Her husband Nze, was never one to raise his voice, his own way of hurting was quieter, a second house in town he thought he'd hidden well.
She knew, of course. Wives always knows before anybody tells them. Seven years she smiled over other people's weddings, while her own marriage rotted quietly inside.
Then on that Tuesday, over his breakfast he had a heart attack, his heart just stopped.
She cried at the burial, but if she's honest, some of those tears were relief.
Miriam, raised her daughter alone after that. Ola grew into a kind of fine that turned head everywhere she goes.
When the admission letter came, she was happy and fearful at the same time, her only daughter is going to the university, it was a case of mixed feelings. Fews months in the campus, she always calls her mom, campus gists, hard lecturers.
Miriam somehow started catching something else underneath the gist, a careful lightness she recognized from her own younger days of hiding things. That day she was forced to ask "It's nothing, Mama." She let it lie, at least outside.
Until that holiday, that phone call, that voice calling another woman's daughter "baby." When she came out of the bathroom, her mother didn't shout. She just asked who that was, and that "nothing" wouldn't do this time, everything spilled out. A lecturer, someone who called her brilliant and beautiful and made promises. Ola never said his age, and somehow it never crossed her mother's mind to ask. In her head, she'd already painted him young.
"I'm not vexed a man has noticed your worth," she said. "I only pray he's a good man."
Ola promised to be careful.

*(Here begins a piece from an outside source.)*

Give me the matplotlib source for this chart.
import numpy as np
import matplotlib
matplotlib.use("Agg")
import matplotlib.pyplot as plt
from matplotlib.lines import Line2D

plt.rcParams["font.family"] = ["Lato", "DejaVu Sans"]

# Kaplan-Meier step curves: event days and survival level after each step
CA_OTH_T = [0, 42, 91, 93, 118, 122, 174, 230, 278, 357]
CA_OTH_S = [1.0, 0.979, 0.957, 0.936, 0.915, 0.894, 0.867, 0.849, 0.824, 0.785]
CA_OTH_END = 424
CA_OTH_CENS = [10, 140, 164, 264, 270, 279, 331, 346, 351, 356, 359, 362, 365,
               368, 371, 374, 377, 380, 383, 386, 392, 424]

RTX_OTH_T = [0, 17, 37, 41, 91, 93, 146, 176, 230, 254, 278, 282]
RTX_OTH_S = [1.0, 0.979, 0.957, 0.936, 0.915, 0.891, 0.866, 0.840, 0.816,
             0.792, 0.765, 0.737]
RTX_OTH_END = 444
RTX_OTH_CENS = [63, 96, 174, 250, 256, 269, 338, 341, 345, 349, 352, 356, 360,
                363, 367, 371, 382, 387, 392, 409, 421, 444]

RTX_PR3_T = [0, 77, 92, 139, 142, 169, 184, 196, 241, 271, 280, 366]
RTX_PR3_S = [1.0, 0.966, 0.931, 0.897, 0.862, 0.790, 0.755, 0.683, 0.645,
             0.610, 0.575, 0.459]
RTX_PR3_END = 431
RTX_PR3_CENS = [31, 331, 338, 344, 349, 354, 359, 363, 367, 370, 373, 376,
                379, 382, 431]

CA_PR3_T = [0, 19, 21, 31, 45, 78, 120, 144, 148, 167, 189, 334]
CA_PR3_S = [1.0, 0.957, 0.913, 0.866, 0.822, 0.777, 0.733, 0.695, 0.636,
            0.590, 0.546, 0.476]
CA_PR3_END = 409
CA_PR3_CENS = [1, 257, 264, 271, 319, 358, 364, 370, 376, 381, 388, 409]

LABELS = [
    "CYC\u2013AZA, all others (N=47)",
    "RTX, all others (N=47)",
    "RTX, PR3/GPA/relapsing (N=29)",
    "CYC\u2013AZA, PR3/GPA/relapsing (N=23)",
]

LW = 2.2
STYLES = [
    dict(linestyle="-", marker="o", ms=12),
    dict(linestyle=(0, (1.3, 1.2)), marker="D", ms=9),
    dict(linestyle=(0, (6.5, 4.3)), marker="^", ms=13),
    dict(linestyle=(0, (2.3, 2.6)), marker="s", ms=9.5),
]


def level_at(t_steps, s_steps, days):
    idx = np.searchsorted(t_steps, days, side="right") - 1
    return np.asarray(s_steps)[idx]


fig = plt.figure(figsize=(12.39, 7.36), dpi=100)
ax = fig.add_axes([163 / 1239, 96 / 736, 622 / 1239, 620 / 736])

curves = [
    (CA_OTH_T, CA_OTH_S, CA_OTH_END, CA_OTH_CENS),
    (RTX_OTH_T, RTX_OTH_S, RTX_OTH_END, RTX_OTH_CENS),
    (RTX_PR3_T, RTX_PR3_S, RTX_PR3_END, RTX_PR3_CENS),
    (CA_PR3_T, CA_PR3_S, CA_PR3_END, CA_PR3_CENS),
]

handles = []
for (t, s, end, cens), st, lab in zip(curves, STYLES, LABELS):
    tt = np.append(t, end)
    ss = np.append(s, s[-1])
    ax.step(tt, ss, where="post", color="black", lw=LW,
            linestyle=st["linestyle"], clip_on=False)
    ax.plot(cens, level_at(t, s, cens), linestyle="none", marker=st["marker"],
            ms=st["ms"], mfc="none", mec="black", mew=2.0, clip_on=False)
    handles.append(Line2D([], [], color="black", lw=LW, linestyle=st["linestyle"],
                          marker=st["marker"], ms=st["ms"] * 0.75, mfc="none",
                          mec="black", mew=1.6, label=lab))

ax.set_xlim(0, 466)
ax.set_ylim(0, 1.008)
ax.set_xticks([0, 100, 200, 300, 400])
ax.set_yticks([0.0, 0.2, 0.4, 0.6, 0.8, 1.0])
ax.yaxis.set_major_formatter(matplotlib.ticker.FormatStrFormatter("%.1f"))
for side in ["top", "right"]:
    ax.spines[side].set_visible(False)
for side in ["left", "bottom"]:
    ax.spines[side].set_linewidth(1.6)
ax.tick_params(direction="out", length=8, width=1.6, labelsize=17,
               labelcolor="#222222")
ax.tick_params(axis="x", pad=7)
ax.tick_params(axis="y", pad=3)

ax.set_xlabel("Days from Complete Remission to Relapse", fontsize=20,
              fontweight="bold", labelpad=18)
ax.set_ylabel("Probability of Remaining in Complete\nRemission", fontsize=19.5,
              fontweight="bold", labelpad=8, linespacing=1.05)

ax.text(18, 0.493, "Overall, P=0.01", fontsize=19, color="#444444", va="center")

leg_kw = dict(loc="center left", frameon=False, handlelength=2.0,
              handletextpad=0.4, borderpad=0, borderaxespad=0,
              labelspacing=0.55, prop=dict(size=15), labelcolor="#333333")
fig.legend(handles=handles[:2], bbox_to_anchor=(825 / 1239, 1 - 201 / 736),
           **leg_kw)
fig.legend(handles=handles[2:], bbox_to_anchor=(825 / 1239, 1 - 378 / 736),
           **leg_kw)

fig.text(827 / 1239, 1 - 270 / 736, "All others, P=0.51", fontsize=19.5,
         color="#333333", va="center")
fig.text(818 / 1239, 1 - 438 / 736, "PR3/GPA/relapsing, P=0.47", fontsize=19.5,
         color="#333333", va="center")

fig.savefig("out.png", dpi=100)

But promises made in a mother's parlour are easy to keep, until you're back on campus, hours from home.
The calls didn't stop. Professor Okonji the name finally came out took her to a riverside resort. Peppered fish she'd never tasted, wine she couldn't place. By evening, her stomach turned against her, sharp and doubling, and he rushed her, panicking, to a private hospital.
Weak and frightened, she gave the nurses her mother's number.

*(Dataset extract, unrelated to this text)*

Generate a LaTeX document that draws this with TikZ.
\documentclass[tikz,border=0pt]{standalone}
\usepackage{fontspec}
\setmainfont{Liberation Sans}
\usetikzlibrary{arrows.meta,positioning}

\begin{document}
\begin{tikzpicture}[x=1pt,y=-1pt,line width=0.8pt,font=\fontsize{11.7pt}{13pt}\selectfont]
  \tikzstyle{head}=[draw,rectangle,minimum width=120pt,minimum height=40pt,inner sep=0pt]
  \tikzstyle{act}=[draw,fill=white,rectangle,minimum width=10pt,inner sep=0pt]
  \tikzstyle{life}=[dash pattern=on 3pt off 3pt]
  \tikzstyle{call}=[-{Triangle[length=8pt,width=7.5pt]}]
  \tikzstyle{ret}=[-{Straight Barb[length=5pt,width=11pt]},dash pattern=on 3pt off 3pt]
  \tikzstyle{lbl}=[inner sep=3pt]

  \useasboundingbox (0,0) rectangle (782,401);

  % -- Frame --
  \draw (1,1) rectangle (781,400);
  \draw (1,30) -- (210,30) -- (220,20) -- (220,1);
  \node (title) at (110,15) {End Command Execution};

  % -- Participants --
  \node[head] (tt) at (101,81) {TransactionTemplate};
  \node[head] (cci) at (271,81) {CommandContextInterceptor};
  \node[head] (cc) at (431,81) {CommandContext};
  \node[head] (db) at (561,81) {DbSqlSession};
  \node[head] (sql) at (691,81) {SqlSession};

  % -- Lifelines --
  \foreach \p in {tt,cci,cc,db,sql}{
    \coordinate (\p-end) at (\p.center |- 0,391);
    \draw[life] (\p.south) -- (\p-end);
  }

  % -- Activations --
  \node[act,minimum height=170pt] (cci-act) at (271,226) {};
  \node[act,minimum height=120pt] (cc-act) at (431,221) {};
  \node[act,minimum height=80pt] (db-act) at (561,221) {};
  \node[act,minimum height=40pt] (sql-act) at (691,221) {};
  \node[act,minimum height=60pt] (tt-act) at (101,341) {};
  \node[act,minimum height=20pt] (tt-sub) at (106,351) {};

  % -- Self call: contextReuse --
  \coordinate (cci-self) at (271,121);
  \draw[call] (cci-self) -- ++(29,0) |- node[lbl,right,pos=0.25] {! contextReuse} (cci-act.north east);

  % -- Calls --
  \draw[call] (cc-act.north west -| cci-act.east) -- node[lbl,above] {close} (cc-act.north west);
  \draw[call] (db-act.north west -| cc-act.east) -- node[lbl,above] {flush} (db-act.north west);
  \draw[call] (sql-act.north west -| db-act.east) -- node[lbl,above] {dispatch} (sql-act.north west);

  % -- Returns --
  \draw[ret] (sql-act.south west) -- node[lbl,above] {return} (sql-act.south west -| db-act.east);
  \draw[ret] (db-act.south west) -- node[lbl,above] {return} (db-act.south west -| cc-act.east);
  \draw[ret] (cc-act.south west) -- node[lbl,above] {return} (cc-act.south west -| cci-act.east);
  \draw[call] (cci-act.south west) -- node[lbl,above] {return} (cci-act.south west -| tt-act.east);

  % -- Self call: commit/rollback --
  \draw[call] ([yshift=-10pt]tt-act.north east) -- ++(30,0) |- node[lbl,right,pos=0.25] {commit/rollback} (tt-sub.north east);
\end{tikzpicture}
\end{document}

Her mother arrived still in her wrapper, heart hammering. In the corridor, a man paced with his phone in hand, and she paused before saying a word. Grey scattered his beard, a tiredness sat on him like years he'd already carried. This was no boy.
"You," she said, voice shaking but low, "calling my daughter 'baby.' Feeding her food her body doesn't know. Bringing her here to almost die so you can bury it quietly?"
"Madam, please, I only"
"Only what? You're old enough to mate with her father. What sickness is this, a grown man who can't find a woman his own age?"
He said nothing, eyes on the floor. She walked past him into her daughter's room.
Ola was discharged after two days, it was food poisoning, nothing worse. But something in her had shifted too, watching her mother stand unshaking.
Weeks later, Okonji came to the house. She almost turned him away, but let him sit.
"I know how this looks," he said. "I've never married, not because no one wanted me, but because I never felt like myself with anyone. Not until Ola."
She studied him in the daylight. "Age isn't the only gap between you two. She's still finding her road. What happens when she wants her own career, her own name, before she's anybody's ma?"
"I don't want to stop that," he said. "If anything, I can help her get there faster."
"My daughter is not a debt to settle," she said finally. "If this is real, it'll still be real in two years, when she can stand as her own woman."
He nodded. "That, I can wait for."
Months later, on the veranda shelling melon seeds, Ola said, "Mama, thank you for not shouting that day."
Her mother smiled. "I wasn't saving my pride. I was saving you from becoming me, or becoming someone's mistake before you've become your own woman."